In diesem Fall war es der Vater, der entscheiden wollte, dass die Mutter den
weit überwiegenden Teil der Betreuung der gemeinsamen Kinder übernimmt. Er
wollte für sich in Anspruch nehmen, sich scheinbar nach Belieben ab und an
um jeweils eines seiner drei Kinder zu kümmern, um sich durch den Umgang
nicht zu sehr zu belasten.
Die Belastung, die er selbst durch den Umgang für sich reklamiert, erlebt
die Mutter durch die überwiegende Betreuung der Kinder noch in weitaus
höherem Maße, was dem Vater so nicht bewusst zu sein scheint. Darf die
Mutter für sich das Recht in Anspruch nehmen, auch mal eine Auszeit und ein
freies Wochenende zu haben? Ja, denn Elternschaft ist kein Wunschkonzert,
sondern eine gemeinsame Verantwortung, die nicht mit der Trennung der Eltern
endet. Eine Verantwortung, die beide Eltern gleichermaßen und im gleichen
Umfang zu erfüllen haben, solange sie sich nicht einvernehmlich auf eine
andere Regelung verständigen. Denn weder Verfassung noch Gesetz sehen ein
Vorrecht für ein Geschlecht oder einen Elternteil in der Betreuung der
Kinder vor.
Auch der Einwand des Vaters, dass seine neue Ehefrau die Streitereien der
Kinder als Zumutung empfinde, verfängt nicht. Diese hat einen Partner
gewählt, welcher Vater von drei Kindern ist. „Ich heirate eine Familie“ war
nicht nur eine beliebte Fernsehserie, sondern ist auch Realität. Wenn man
die Beziehung zu jemandem eingeht, der bereits Kinder aus früheren
Beziehungen hat, bleibt dieser mit seinen Kindern verbunden und hat
Verantwortung für diese. Eine Verantwortung, deren Erfüllung im Zweifelsfall
auch gerichtlich eingefordert und mit Zwangsmitteln durchgesetzt werden
kann.
Der Väteraufbruch für Kinder e.V. begrüßt die Entscheidung der
Instanzengerichte und des Bundesverfassungsgerichts ausdrücklich. „Wir
brauchen ein stärkeres Bewusstsein dafür, dass Elternschaft nicht nur Recht,
sondern auch Pflicht ist“, erklärt Markus Witt, Mitglied im Bundesvorstand
des Vereins. Kein Elternteil dürfe eigenmächtig als „alleinerziehend“
zurückgelassen werden, ebenso, wie kein Elternteil aus der gemeinsamen
Verantwortung gedrängt werden dürfe.
„Was wir in Deutschland dringend brauchen ist eine Diskussion über
Rollenvorstellungen in der Familie, die Verantwortung von Vätern auch in der
Familienarbeit und die Bereitschaft von Müttern, diese auch zuzulassen“,
meint Witt. Die „deutsche Sicht“ auf familiäre Aufgabenverteilung steht
nicht nur der Gleichberechtigung von Müttern und Vätern im Weg, sie nimmt
Kindern insbesondere nach einer Trennung häufig auch die Möglichkeit, von
den Ressourcen beider Eltern zu profitieren. Dringend notwendige, auch
politische, Weichenstellungen hin zu einer echten, gemeinsamen Elternschaft
werden seit Jahren verhindert. Hierzu zählen beispielsweise ein Leitbild der
Doppelresidenz (des Wechselmodells) nach einer Trennung oder eine
paritätische Aufteilung der Elterngeldmonate zwischen Mutter und Vater.
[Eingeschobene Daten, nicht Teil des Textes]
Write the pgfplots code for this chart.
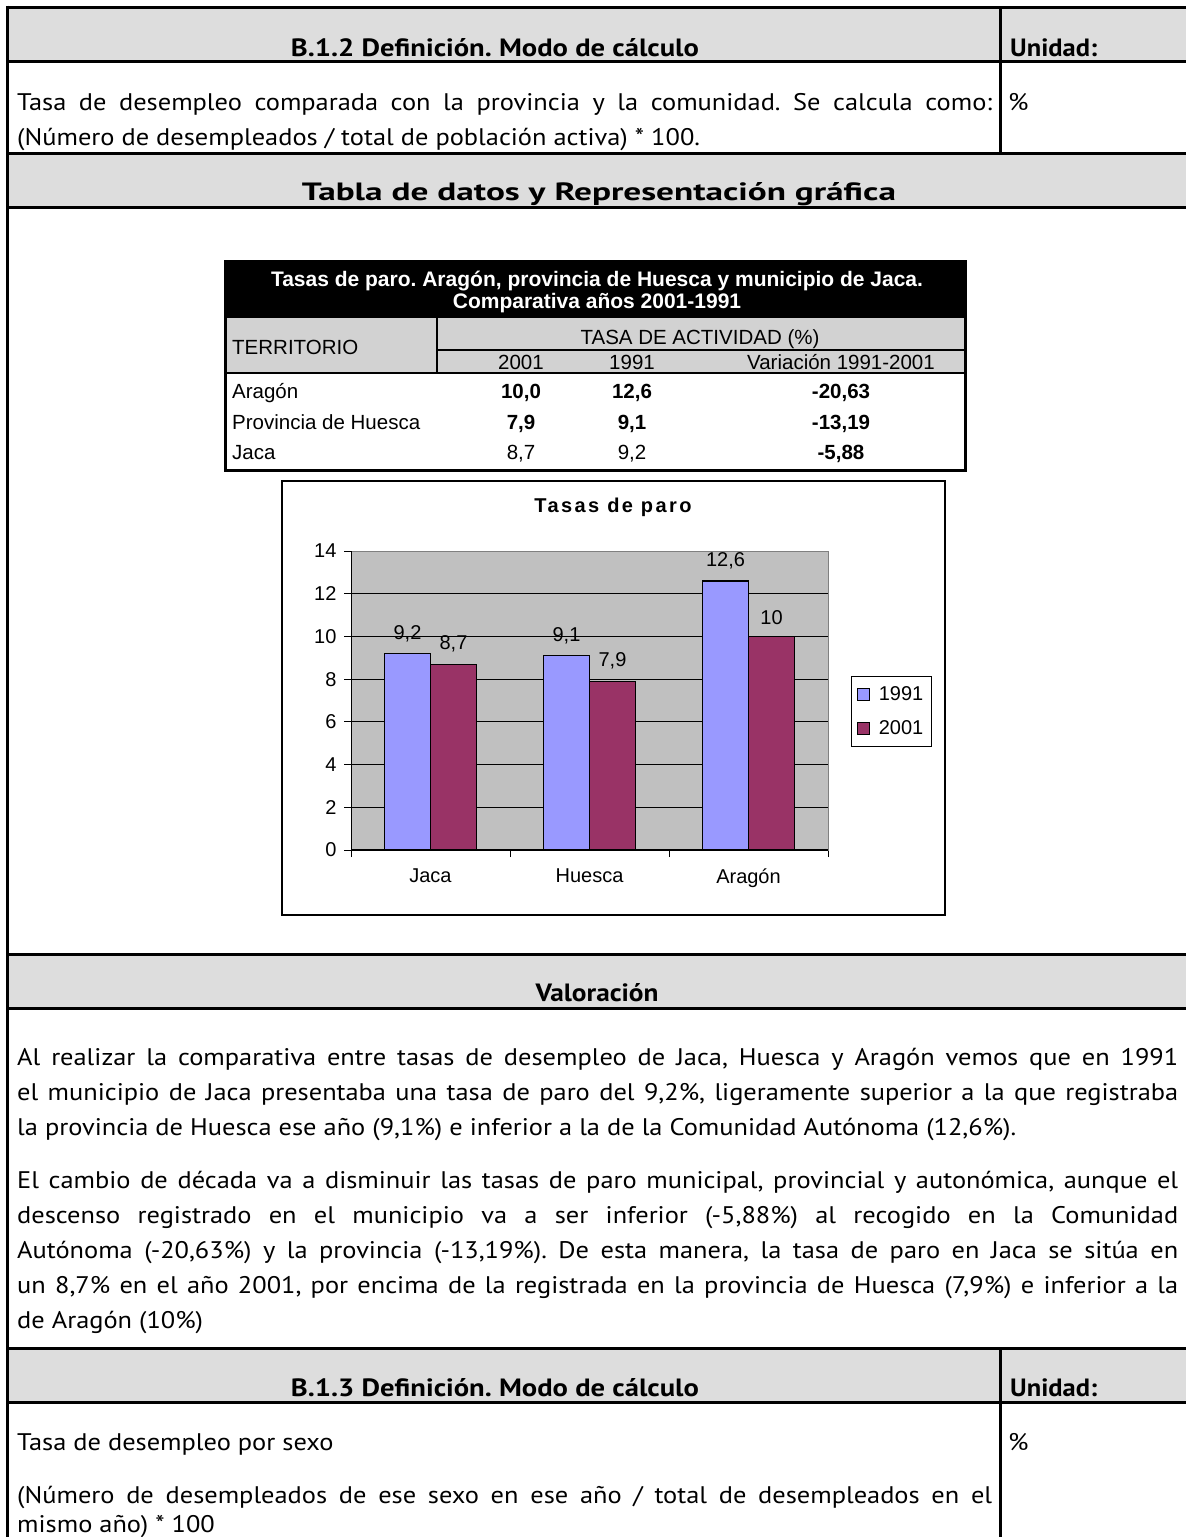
\documentclass[border=0pt]{standalone}
\usepackage{fontspec}
\usepackage{graphicx}
\usepackage{pgfplots}
\pgfplotsset{compat=1.18}
\setmainfont{PT Sans}[FakeStretch=1.1]
\newfontfamily\hdrfont{PT Sans}
\newfontfamily\arial{Liberation Sans}
\newfontfamily\arialsp{Liberation Sans}[LetterSpace=12]
\frenchspacing

\definecolor{hdrgray}{RGB}{221,221,221}
\definecolor{tabgray}{RGB}{210,210,210}
\definecolor{plotgray}{RGB}{192,192,192}
\definecolor{c1991}{RGB}{153,153,255}
\definecolor{c2001}{RGB}{153,51,102}

\newcommand\body{\fontsize{24}{28}\selectfont}
\newcommand\hdr{\hdrfont\fontsize{25}{29}\selectfont\bfseries}
\newcommand\tab{\arial\fontsize{20.5}{24}\selectfont}
\newsavebox\jbox
% justified line: stretch the spaces, or squeeze if too long
\newcommand\jline[2]{\sbox\jbox{#2}%
  \ifdim\wd\jbox>#1\relax\resizebox{#1}{\height}{#2}\else\makebox[#1][s]{#2}\fi}
\newcommand\fitw[2]{\resizebox{#1}{\height}{#2}}

\begin{document}
\begin{tikzpicture}
\begin{scope}[x=1pt,y=-1pt]
\fill[white] (0,0) rectangle (1186,1537);
\useasboundingbox (0,0) rectangle (1186,1537);

% ---- page frame: header rows
\fill[hdrgray] (7,7) rectangle (1186,61);
\fill[hdrgray] (7,153) rectangle (1186,207);
\fill[hdrgray] (7,954) rectangle (1186,1008);
\fill[hdrgray] (7,1348) rectangle (1186,1402);
\begin{scope}[line width=3pt]
\draw (7,7) -- (1186,7);
\draw (7,61) -- (1186,61);
\draw (7,153) -- (1186,153);
\draw (7,207) -- (1186,207);
\draw (7,954) -- (1186,954);
\draw (7,1008) -- (1186,1008);
\draw (7,1348) -- (1186,1348);
\draw (7,1402) -- (1186,1402);
\draw (7,5.5) -- (7,1540);
\draw (1000,7) -- (1000,153);
\draw (1000,1348) -- (1000,1540);
\end{scope}

% ---- headers
\node[anchor=base, inner sep=0pt, font=\hdr] at (495,56) {\fitw{408pt}{B.1.2 Definición. Modo de cálculo}};
\node[anchor=base west, inner sep=0pt, font=\hdr] at (1010,56) {\fitw{87pt}{Unidad:}};
\node[anchor=base, inner sep=0pt, font=\hdr] at (599,200) {\fitw{594pt}{Tabla de datos y Representación gráfica}};
\node[anchor=base, inner sep=0pt, font=\hdr] at (597,1001) {\fitw{123pt}{Valoración}};
\node[anchor=base, inner sep=0pt, font=\hdr] at (495,1396) {\fitw{408pt}{B.1.3 Definición. Modo de cálculo}};
\node[anchor=base west, inner sep=0pt, font=\hdr] at (1010,1396) {\fitw{87pt}{Unidad:}};

% ---- body text
\begin{scope}[every node/.style={anchor=base west, inner sep=0pt, font=\body}]
\node at (17,110) {\jline{975pt}{Tasa de desempleo comparada con la provincia y la comunidad. Se calcula como:}};
\node at (17,145) {(Número de desempleados / total de población activa) * 100.};
\node at (1008,110) {\%};
\node at (17,1065) {\jline{1161pt}{Al realizar la comparativa entre tasas de desempleo de Jaca, Huesca y Aragón vemos que en 1991}};
\node at (17,1100) {\jline{1161pt}{el municipio de Jaca presentaba una tasa de paro del 9,2\%, ligeramente superior a la que registraba}};
\node at (17,1135) {la provincia de Huesca ese año (9,1\%) e inferior a la de la Comunidad Autónoma (12,6\%).};
\node at (17,1188) {\jline{1161pt}{El cambio de década va a disminuir las tasas de paro municipal, provincial y autonómica, aunque el}};
\node at (17,1223) {\jline{1161pt}{descenso registrado en el municipio va a ser inferior (-5,88\%) al recogido en la Comunidad}};
\node at (17,1258) {\jline{1161pt}{Autónoma (-20,63\%) y la provincia (-13,19\%). De esta manera, la tasa de paro en Jaca se sitúa en}};
\node at (17,1293) {\jline{1161pt}{un 8,7\% en el año 2001, por encima de la registrada en la provincia de Huesca (7,9\%) e inferior a la}};
\node at (17,1328) {de Aragón (10\%)};
\node at (17,1450) {Tasa de desempleo por sexo};
\node at (1008,1450) {\%};
\node at (17,1503) {\jline{975pt}{(Número de desempleados de ese sexo en ese año / total de desempleados en el}};
\node at (17,1532) {mismo año) * 100};
\end{scope}

% ---- data table
\fill[black] (225,261) rectangle (965,318);
\fill[tabgray] (225,318) rectangle (965,373);
\draw[line width=1.5pt] (437,318) -- (437,373);
\draw[line width=1.5pt] (437,350) -- (965,350);
\draw[line width=2pt] (225,373) -- (965,373);
\draw[line width=3pt] (225,261) rectangle (965,470);
\begin{scope}[every node/.style={inner sep=0pt, font=\tab}]
\node[anchor=base, text=white, font=\arial\fontsize{21}{25}\selectfont\bfseries] at (597,286) {Tasas de paro. Aragón, provincia de Huesca y municipio de Jaca.};
\node[anchor=base, text=white, font=\arial\fontsize{21}{25}\selectfont\bfseries] at (597,308) {Comparativa años 2001-1991};
\node[anchor=base west] at (232,354) {TERRITORIO};
\node[anchor=base] at (700,344) {TASA DE ACTIVIDAD (\%)};
\node[anchor=base] at (521,369) {2001};
\node[anchor=base] at (632,369) {1991};
\node[anchor=base] at (841,369) {Variación 1991-2001};
\node[anchor=base west] at (232,398) {Aragón};
\node[anchor=base west] at (232,429) {Provincia de Huesca};
\node[anchor=base west] at (232,459) {Jaca};
\node[anchor=base, font=\tab\bfseries] at (521,398) {10,0};
\node[anchor=base, font=\tab\bfseries] at (632,398) {12,6};
\node[anchor=base, font=\tab\bfseries] at (841,398) {-20,63};
\node[anchor=base, font=\tab\bfseries] at (521,429) {7,9};
\node[anchor=base, font=\tab\bfseries] at (632,429) {9,1};
\node[anchor=base, font=\tab\bfseries] at (841,429) {-13,19};
\node[anchor=base] at (521,459) {8,7};
\node[anchor=base] at (632,459) {9,2};
\node[anchor=base, font=\tab\bfseries] at (841,459) {-5,88};
\end{scope}

% ---- chart frame and title
\draw[line width=1.5pt] (282,481) rectangle (945,915);
\node[font=\arialsp\bfseries\fontsize{20}{23}\selectfont] at (613,507) {Tasas de paro};
\end{scope}

\begin{axis}[
  at={(351pt,-850pt)}, anchor=south west,
  scale only axis, width=477pt, height=299pt,
  xmin=-0.5, xmax=2.5, ymin=0, ymax=14,
  ytick={0,2,...,14},
  xtick={-0.5,0.5,1.5,2.5}, xticklabels={,,,},
  extra x ticks={0,1,2}, extra x tick labels={Jaca,Huesca,Aragón},
  extra x tick style={major tick length=0pt, grid=none,
    tick label style={yshift=-15pt}},
  tick align=outside, tick pos=left, major tick length=7pt,
  tick style={black, line width=1pt},
  yticklabel style={xshift=-4pt},
  ymajorgrids, grid style={black, line width=0.8pt},
  axis background/.style={fill=plotgray},
  axis line style={draw=gray, line width=1pt},
  ybar=0pt, bar width=46pt,
  /pgf/number format/use comma,
  /pgf/number format/assume math mode=true,
  ticklabel style={font=\arial\fontsize{20}{24}\selectfont},
  nodes near coords,
  every node near coord/.append style={font=\arial\fontsize{20}{24}\selectfont, black, yshift=8pt},
  legend style={at={(1.048,0.582)}, anchor=north west, draw=black, line width=0.8pt,
    font=\arial\fontsize{20}{24}\selectfont, inner xsep=6pt, inner ysep=8pt,
    row sep=15pt},
  legend cell align=left,
]
\addplot[fill=c1991, draw=black, line width=1.2pt,
  legend image code/.code={\draw[fill=c1991, draw=black, line width=1pt] (0pt,-6pt) rectangle (12pt,6pt);
    \path[draw=none, fill=none] (12pt,-0.1pt) rectangle (19pt,0.1pt);}]
  coordinates {(0,9.2) (1,9.1) (2,12.6)};
\addlegendentry{1991}
\addplot[fill=c2001, draw=black, line width=1.2pt,
  legend image code/.code={\draw[fill=c2001, draw=black, line width=1pt] (0pt,-6pt) rectangle (12pt,6pt);
    \path[draw=none, fill=none] (12pt,-0.1pt) rectangle (19pt,0.1pt);}]
  coordinates {(0,8.7) (1,7.9) (2,10)};
\addlegendentry{2001}
\draw[gray, line width=1pt] (rel axis cs:0,1) -- (rel axis cs:1,1) -- (rel axis cs:1,0);
\draw[black, line width=1.2pt] (rel axis cs:0,1) -- (rel axis cs:0,0) -- (rel axis cs:1,0);
\end{axis}
\end{tikzpicture}
\end{document}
Und noch etwas anderes muss, wie der vorliegende Fall zeigt, ins Bewusstsein
rücken: Seiner Elternverantwortung wird man nach einer Trennung nicht allein
durch Unterhaltszahlung gerecht, sondern man hat auch eine Verpflichtung zur
Übernahme der Betreuung seiner Kinder. Es wäre zu wünschen, dass dies nicht
nur juristisch, sondern auch politisch stärker berücksichtigt wird.